**Raw data:**
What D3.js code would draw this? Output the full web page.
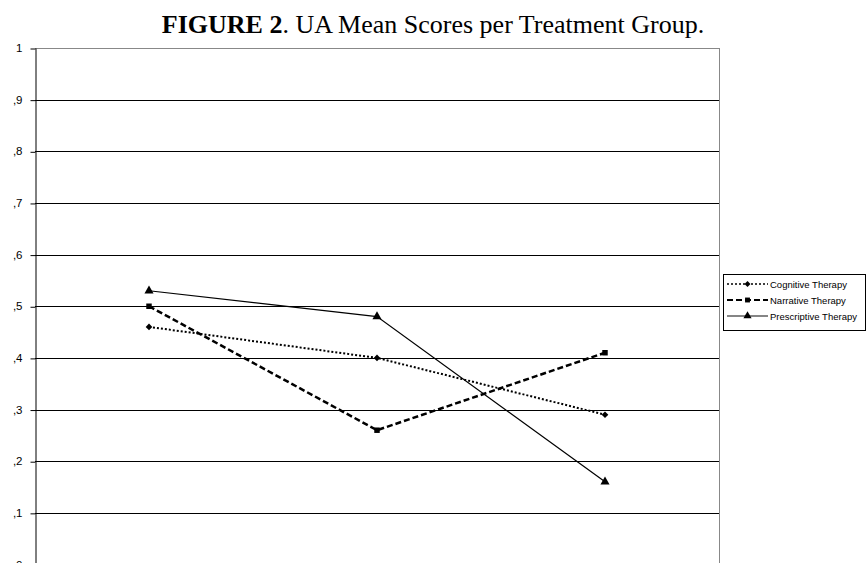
...
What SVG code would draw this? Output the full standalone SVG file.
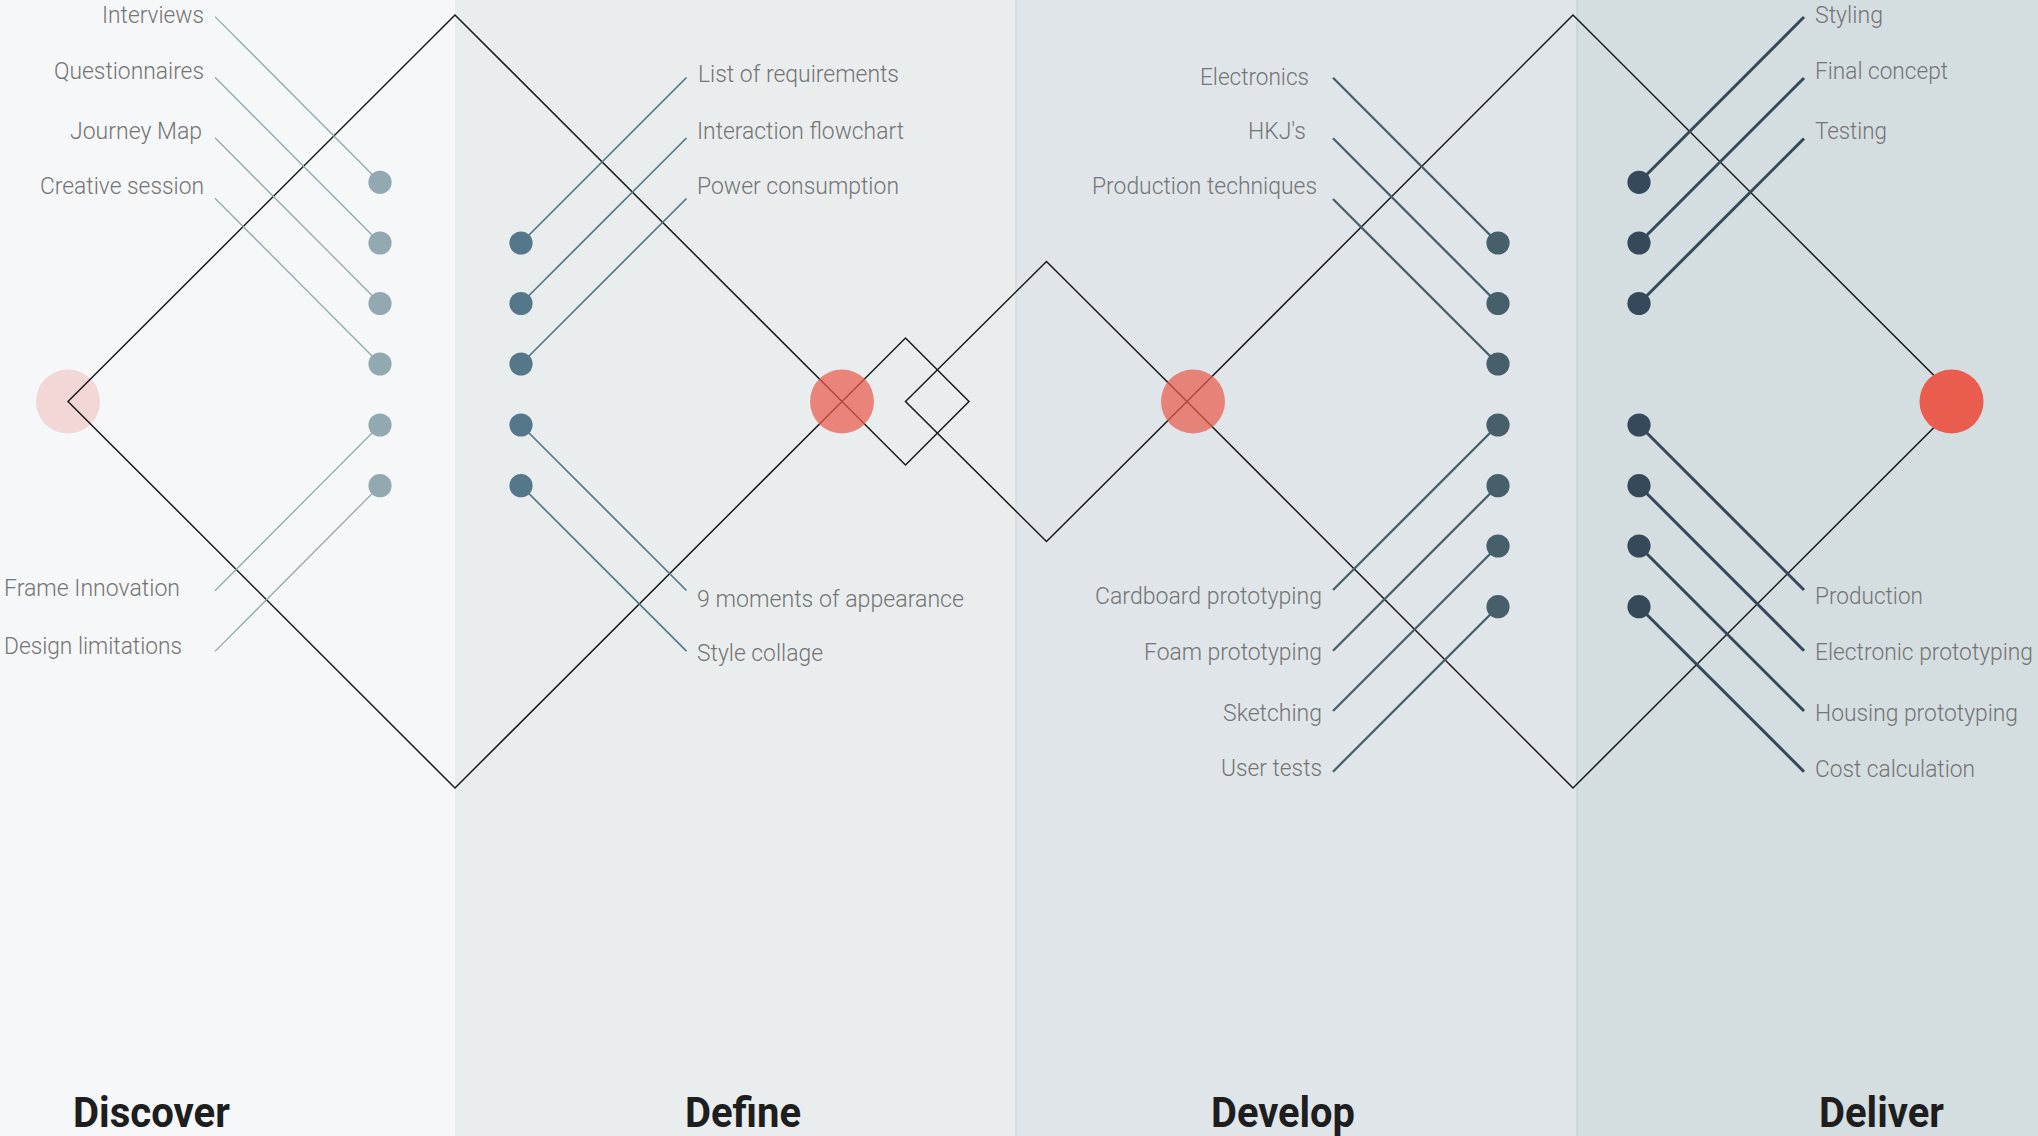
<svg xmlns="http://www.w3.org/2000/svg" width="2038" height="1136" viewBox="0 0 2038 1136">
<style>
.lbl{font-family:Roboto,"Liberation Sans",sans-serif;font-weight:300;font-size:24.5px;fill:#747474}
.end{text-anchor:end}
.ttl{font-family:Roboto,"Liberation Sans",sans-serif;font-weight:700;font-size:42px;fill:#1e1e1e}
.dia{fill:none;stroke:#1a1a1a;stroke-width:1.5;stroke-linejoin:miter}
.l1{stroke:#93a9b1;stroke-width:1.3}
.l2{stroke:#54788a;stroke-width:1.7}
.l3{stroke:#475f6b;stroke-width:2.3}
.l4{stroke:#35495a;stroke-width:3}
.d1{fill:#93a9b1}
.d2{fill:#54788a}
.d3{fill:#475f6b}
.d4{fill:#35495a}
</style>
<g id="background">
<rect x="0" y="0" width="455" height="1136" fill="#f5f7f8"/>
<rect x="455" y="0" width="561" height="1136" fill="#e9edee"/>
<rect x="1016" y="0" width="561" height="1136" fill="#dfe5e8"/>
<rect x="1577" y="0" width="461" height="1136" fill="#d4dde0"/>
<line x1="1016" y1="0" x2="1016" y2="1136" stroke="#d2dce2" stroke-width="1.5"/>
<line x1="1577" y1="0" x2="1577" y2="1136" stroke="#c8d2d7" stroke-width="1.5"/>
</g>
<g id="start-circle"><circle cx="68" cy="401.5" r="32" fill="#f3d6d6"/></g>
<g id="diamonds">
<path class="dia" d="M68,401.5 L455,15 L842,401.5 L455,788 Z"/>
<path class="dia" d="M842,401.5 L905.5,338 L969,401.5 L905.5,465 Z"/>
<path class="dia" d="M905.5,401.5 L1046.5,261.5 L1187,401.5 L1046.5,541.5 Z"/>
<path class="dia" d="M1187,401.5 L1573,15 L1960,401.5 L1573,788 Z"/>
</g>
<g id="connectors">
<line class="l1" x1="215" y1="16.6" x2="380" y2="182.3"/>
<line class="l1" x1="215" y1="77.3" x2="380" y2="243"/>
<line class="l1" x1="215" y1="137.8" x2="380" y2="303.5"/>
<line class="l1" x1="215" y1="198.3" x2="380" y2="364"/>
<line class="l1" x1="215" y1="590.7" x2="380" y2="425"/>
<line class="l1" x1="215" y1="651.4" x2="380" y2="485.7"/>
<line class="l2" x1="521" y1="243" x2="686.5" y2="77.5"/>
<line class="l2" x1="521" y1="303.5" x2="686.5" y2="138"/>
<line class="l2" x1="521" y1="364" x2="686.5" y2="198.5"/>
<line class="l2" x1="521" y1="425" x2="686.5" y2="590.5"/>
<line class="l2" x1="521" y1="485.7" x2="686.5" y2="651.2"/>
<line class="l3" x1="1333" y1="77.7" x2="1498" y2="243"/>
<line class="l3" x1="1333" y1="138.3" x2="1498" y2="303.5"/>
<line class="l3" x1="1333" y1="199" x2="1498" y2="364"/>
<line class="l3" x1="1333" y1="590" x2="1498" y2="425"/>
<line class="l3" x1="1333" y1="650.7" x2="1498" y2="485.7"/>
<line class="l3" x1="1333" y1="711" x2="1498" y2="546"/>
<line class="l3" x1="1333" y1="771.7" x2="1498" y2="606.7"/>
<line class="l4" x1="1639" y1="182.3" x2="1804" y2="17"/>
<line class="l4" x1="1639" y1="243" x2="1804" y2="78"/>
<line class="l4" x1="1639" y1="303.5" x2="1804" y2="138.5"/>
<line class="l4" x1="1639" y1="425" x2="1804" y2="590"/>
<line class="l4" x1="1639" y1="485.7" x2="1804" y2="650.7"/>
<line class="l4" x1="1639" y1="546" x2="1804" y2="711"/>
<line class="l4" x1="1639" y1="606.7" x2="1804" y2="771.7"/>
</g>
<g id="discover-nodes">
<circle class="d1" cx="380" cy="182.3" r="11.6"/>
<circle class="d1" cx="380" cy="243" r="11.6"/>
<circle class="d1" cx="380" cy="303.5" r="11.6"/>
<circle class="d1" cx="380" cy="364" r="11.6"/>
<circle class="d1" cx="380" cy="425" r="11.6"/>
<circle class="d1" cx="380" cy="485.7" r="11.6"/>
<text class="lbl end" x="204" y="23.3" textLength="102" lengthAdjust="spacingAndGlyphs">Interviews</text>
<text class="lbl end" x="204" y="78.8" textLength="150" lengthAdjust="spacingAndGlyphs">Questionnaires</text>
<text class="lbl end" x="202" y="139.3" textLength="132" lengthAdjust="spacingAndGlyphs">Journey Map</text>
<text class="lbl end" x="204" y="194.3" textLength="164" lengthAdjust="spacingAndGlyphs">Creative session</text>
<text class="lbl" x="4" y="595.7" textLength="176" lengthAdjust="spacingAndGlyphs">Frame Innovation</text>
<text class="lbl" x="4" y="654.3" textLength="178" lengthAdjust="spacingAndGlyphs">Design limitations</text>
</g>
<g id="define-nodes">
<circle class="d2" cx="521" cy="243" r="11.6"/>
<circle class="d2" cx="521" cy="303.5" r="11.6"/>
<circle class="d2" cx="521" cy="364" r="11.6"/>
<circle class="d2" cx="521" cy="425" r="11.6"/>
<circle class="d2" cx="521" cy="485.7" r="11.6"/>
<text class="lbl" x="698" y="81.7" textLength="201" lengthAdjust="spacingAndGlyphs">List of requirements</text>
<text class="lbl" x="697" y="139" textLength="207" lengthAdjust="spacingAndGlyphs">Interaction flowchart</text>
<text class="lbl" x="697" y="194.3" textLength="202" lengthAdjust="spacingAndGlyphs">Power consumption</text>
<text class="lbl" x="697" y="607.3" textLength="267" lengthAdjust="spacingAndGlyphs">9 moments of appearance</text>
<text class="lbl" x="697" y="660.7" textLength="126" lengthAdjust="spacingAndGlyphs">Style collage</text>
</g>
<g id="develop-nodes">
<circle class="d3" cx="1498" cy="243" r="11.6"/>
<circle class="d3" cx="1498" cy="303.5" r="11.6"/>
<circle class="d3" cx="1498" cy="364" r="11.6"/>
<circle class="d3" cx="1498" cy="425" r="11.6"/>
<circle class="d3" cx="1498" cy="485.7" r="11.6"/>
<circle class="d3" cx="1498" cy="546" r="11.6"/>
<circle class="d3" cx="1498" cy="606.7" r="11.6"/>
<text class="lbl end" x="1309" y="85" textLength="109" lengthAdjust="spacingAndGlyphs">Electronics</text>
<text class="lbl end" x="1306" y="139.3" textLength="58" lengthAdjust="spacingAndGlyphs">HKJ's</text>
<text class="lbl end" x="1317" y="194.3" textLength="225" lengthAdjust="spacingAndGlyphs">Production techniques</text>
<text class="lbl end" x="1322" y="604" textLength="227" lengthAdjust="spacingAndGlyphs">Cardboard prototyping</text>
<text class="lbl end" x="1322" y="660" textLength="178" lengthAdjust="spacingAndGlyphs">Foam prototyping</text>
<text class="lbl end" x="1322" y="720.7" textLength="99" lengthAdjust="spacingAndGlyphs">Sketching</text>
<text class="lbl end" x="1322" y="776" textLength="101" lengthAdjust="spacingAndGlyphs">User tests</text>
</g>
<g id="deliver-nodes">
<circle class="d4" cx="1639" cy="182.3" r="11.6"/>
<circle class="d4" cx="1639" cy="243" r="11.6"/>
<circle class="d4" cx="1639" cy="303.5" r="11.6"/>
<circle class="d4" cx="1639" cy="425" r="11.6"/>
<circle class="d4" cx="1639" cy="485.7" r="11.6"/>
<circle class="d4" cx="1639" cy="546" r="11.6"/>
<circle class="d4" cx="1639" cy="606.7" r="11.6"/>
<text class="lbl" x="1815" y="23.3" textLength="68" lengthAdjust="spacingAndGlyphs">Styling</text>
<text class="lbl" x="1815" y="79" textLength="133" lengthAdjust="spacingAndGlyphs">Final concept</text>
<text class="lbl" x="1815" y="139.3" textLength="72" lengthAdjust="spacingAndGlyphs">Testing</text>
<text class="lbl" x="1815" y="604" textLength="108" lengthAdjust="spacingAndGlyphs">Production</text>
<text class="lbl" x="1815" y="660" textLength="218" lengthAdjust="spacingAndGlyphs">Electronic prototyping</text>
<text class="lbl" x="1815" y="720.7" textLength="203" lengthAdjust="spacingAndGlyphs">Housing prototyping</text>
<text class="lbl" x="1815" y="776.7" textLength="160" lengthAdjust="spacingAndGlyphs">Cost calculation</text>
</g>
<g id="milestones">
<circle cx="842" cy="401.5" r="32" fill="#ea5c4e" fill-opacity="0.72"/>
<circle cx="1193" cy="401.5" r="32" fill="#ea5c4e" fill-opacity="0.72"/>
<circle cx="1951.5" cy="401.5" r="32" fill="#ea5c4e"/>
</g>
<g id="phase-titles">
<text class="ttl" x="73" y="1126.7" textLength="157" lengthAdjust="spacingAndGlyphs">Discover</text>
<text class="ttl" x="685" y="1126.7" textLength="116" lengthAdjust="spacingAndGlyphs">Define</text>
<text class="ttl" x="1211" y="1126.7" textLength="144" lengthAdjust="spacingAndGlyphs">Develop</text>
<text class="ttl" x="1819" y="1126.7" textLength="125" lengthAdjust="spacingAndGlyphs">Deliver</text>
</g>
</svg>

**Your objective:** In the records above, find each line that holds the word "Output"; copy all such lines.

**Result of this exercise:**
What D3.js code would draw this? Output the full web page.
What SVG code would draw this? Output the full standalone SVG file.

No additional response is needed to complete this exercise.